The Borrowed Future: Living Someone’s Unlived Life

Find someone—a stranger in a bar, an elderly person in a park, someone at a hostel—and ask them about the trip they always wanted to take but never did. The place they dreamed of going when they were young. The adventure they planned but life got in the way. The journey they still think about sometimes. Then take that exact trip for them. Follow their imagined itinerary as closely as possible. Stay in the type of place they described. Do the things they said they would have done. See it through their eyes, their younger self’s eyes, the person they were before responsibilities and fear and time made the dream impossible. Document everything—photos, videos, journal entries, receipts, ticket stubs. Then return and give it all to them. Sit with them and tell them every detail. Show them the proof that their dream was real, that it existed, that someone lived it even if they couldn’t. Watch their face as they see the places they’ve only imagined. Some will cry. Some will be angry that you got to go and they didn’t. Some will thank you for closing a loop they didn’t know was still open.
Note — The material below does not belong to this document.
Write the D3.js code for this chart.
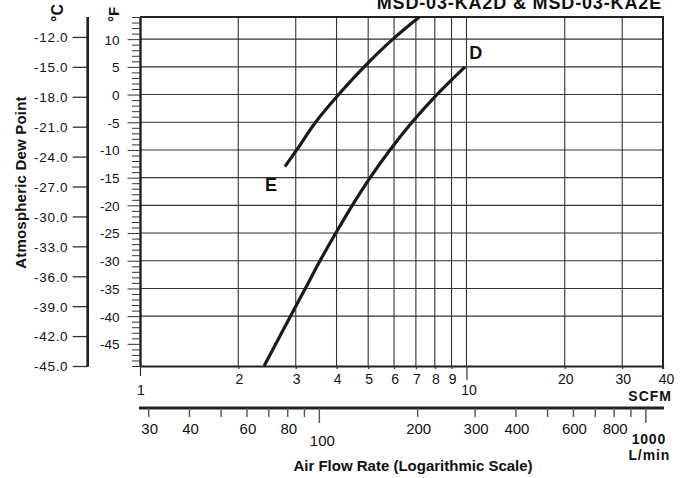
<!DOCTYPE html>
<html><head><meta charset="utf-8">
<script src="https://cdn.jsdelivr.net/npm/d3@7"></script>
<style>
body{margin:0;background:#fff}
svg{display:block}
text{font-family:"Liberation Sans",Arial,Helvetica,sans-serif;fill:#111}
</style>
</head><body>
<svg id="chart" width="689" height="478"></svg>
<script>
// ---- data ----
const chartTitle = "MSD-03-KA2D & MSD-03-KA2E";
const scfmTicks = [1,2,3,4,5,6,7,8,9,10,20,30,40];
const scfmGrid = [2,3,4,5,6,7,8,9,10,20,30];
const lminTicks = [30,40,50,60,70,80,90,100,200,300,400,500,600,700,800,900,1000];
const lminLabels = [30,40,60,80,100,200,300,400,600,800,1000];
const fLabels = [-45,-40,-35,-30,-25,-20,-15,-10,-5,0,5,10];
const fGrid = [-40,-35,-30,-25,-20,-15,-10,-5,0,5,10];
const cLabels = [-12,-15,-18,-21,-24,-27,-30,-33,-36,-39,-42,-45];
const curveD_scfm = [2.40,2.89,3.21,3.56,3.98,4.47,5.07,5.83,6.81,8.12,9.90];
const curveD_dewF = [-49,-40,-35,-30,-25,-20,-15,-10,-5,0,5];
const curveE_scfm = [2.78,3.02,3.45,4.06,4.86,5.95,7.17];
const curveE_dewF = [-13,-10,-5,0,5,10,14];
const LPM_PER_SCFM = 28.317;

// ---- layout ----
const L = 140, R = 663, T = 17, B = 366;
const svg = d3.select("#chart");
const x = d3.scaleLog().domain([1,40]).range([L,R]);
const xL = d3.scaleLog().domain([LPM_PER_SCFM, 40*LPM_PER_SCFM]).range([L,R]);
const y = d3.scaleLinear().domain([-49,14]).range([B,T]);
const yC = d3.scaleLinear().domain([(-49-32)*5/9,(14-32)*5/9]).range([B,T]);

// grid
const grid = svg.append("g");
grid.selectAll("line.v").data(scfmGrid).join("line")
  .attr("x1",d=>x(d)).attr("x2",d=>x(d)).attr("y1",T).attr("y2",B)
  .attr("stroke","#333").attr("stroke-width",1.1);
grid.selectAll("line.h").data(fGrid).join("line")
  .attr("x1",L).attr("x2",R).attr("y1",d=>y(d)).attr("y2",d=>y(d))
  .attr("stroke","#333").attr("stroke-width",1.1);

// frame top / right
svg.append("line").attr("x1",L).attr("x2",R+1).attr("y1",T).attr("y2",T).attr("stroke","#222").attr("stroke-width",2);
svg.append("line").attr("x1",R).attr("x2",R).attr("y1",T).attr("y2",B+3).attr("stroke","#222").attr("stroke-width",2);

// °F axis
const fAxis = svg.append("g").attr("transform",`translate(${L},0)`)
  .call(d3.axisLeft(y).tickValues(d3.range(-49,15)).tickSize(8).tickSizeOuter(0)
    .tickFormat(d=> fLabels.includes(d) ? String(d) : ""));
fAxis.select(".domain").attr("stroke","#222").attr("stroke-width",2.4);
fAxis.selectAll(".tick line").attr("stroke","#333").attr("stroke-width",1)
  .attr("x2",d=> fLabels.includes(d) ? -12.5 : -8);
fAxis.selectAll(".tick text").attr("x",-20.5).attr("dy","0.36em")
  .style("font-size","13.5px").attr("fill","#111");

// °C axis
const CX = 87.7;
const cAxis = svg.append("g").attr("transform",`translate(${CX},0)`)
  .call(d3.axisLeft(yC).tickValues(cLabels).tickSize(15).tickSizeOuter(0)
    .tickFormat(d=>d.toFixed(1)));
cAxis.select(".domain").remove();
svg.append("line").attr("x1",CX).attr("x2",CX).attr("y1",T).attr("y2",B+0.7).attr("stroke","#222").attr("stroke-width",2.7);
cAxis.selectAll(".tick line").attr("stroke","#333").attr("stroke-width",1.3);
cAxis.selectAll(".tick text").attr("x",-19.4).attr("dy","0.36em")
  .style("font-size","13.5px").style("letter-spacing","0.7px").attr("fill","#111");

// unit labels
svg.append("text").attr("transform","translate(63,22) rotate(-90)")
  .style("font-size","16px").style("font-weight","bold").text("°C");
svg.append("text").attr("transform","translate(119,22) rotate(-90)")
  .style("font-size","15px").style("font-weight","bold").text("°F");

// y title
svg.append("text").attr("transform","translate(26,182.5) rotate(-90)")
  .attr("text-anchor","middle").style("font-size","15px").style("font-weight","bold")
  .style("letter-spacing","0.2px").text("Atmospheric Dew Point");

// SCFM axis
const sAxis = svg.append("g").attr("transform",`translate(0,${B})`)
  .call(d3.axisBottom(x).tickValues(scfmTicks).tickSize(3).tickSizeOuter(0).tickFormat(d=>String(d)));
sAxis.select(".domain").attr("stroke","#222").attr("stroke-width",2.2);
sAxis.selectAll(".tick line").attr("stroke","#333").attr("stroke-width",1.2)
  .attr("y2",d=> d===1 ? 10 : d===10 ? 14 : 3);
sAxis.selectAll(".tick text").attr("dy",null)
  .attr("y",d=> (d===1||d===10) ? 28.5 : 18)
  .attr("x",d=> d===10 ? 2 : d===40 ? 3 : 0.5)
  .style("font-size","14px").attr("fill","#111");
svg.append("text").attr("x",672).attr("y",401).attr("text-anchor","end")
  .style("font-size","14px").style("font-weight","bold").style("letter-spacing","1px").text("SCFM");

// L/min axis
const LY = 408;
svg.append("line").attr("x1",139).attr("x2",664).attr("y1",LY).attr("y2",LY).attr("stroke","#222").attr("stroke-width",3);
const lAxis = svg.append("g").attr("transform",`translate(0,${LY})`)
  .call(d3.axisBottom(xL).tickValues(lminTicks).tickSize(9).tickSizeOuter(0)
    .tickFormat(d=> (lminLabels.includes(d) && d!==1000) ? String(d) : ""));
lAxis.select(".domain").remove();
lAxis.selectAll(".tick line").attr("stroke","#555").attr("stroke-width",1.4)
  .attr("y2",d=> (d===100||d===1000) ? 15 : 9);
lAxis.selectAll(".tick text").attr("dy",null)
  .attr("y",d=> d===100 ? 38 : 26).attr("x",d=> d===100 ? 3 : 1)
  .style("font-size","15px").attr("fill","#111");
svg.append("text").attr("x",xL(1000)+3.5).attr("y",444).attr("text-anchor","middle")
  .style("font-size","14px").style("font-weight","bold").style("letter-spacing","0.8px").text("1000");
svg.append("text").attr("x",xL(1000)+4).attr("y",460).attr("text-anchor","middle")
  .style("font-size","14px").style("font-weight","bold").style("letter-spacing","0.9px").text("L/min");

// x title
svg.append("text").attr("x",413).attr("y",471).attr("text-anchor","middle")
  .style("font-size","15px").style("font-weight","bold").text("Air Flow Rate (Logarithmic Scale)");

// title
svg.append("text").attr("x",662).attr("y",9).attr("text-anchor","end")
  .style("font-size","18px").style("font-weight","bold").style("letter-spacing","0.85px").text(chartTitle);

// curves
const line = d3.line().x(d=>x(d[0])).y(d=>y(d[1])).curve(d3.curveCatmullRom.alpha(0.5));
const dPts = d3.zip(curveD_scfm, curveD_dewF);
const ePts = d3.zip(curveE_scfm, curveE_dewF);
svg.append("path").attr("d",line(dPts)).attr("fill","none").attr("stroke","#1a1a1a").attr("stroke-width",3.2);
svg.append("path").attr("d",line(ePts)).attr("fill","none").attr("stroke","#1a1a1a").attr("stroke-width",3.2);

// curve labels
svg.append("text").attr("x",265).attr("y",191).style("font-size","18px").style("font-weight","bold").text("E");
svg.append("text").attr("x",469.3).attr("y",59.3).style("font-size","18px").style("font-weight","bold").text("D");
</script>
</body></html>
You’re not just traveling—you’re carrying someone else’s ghost of possibility into reality, proving that unlived lives have weight, that dreams deferred don’t just disappear but wait for someone to pick them up. This is travel as proxy living, as proof that we carry other people’s unlived futures inside us, as evidence that the most generous thing you can do is make someone else’s impossible dream briefly, beautifully real.